In den Naturwissenschaften war es besser: die Niedersachsen landeten bundesweit mit 498 Punkten auf Platz 7, kurz vor Schleswig-Holstein (497) und Mecklenburg-Vorpommern (491). Zum Vergleich: Die Ergebnisse liegen immer noch unter dem Durchschnitt der OECD-Länder (500) – und sogar etwa ein Schuljahr hinter Bayern (530) oder den mit 548 Punkten siegreichen Finnen. Ein etwas besseres Bild im Fach „Problemlösen“: Schleswig-Holstein kommt hier mit 509 Punkten im Bundesvergleich auf Platz 5, Niedersachsen mit 506 Punkten auf Platz 9 und Mecklenburg-V. mit 502 Punkten auf Rang 12.
Und nun?

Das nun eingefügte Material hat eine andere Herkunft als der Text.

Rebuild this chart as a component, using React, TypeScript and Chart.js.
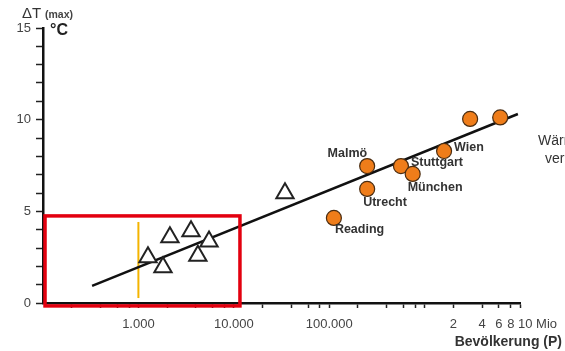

Schleswig-Holsteins Bildungsministerin Ute Erdsiek-Rave (SPD) sagte, der Platz im Mittelfeld mache sie „nicht zufrieden“. Also soll es künftig im hohen Norden durch einen Förderfonds und mehr Betreuung weniger Sitzenbleiber geben. Busemann mahnte Verbesserungen in der Lehrerausbildung an und lobte seine Idee, die Lehrer mit Schulinspektoren zu prüfen. Vorher hatte der CDU-Mann den bayerischen Amtskollegen Siegfried Schneider (CSU) gefragt, wieso sein Land bei Pisa so gut abschneide. Der habe geantwortet: „Die eigentliche Ursache ist, dass wir den Ideen der 68er nicht aufgesessen sind“.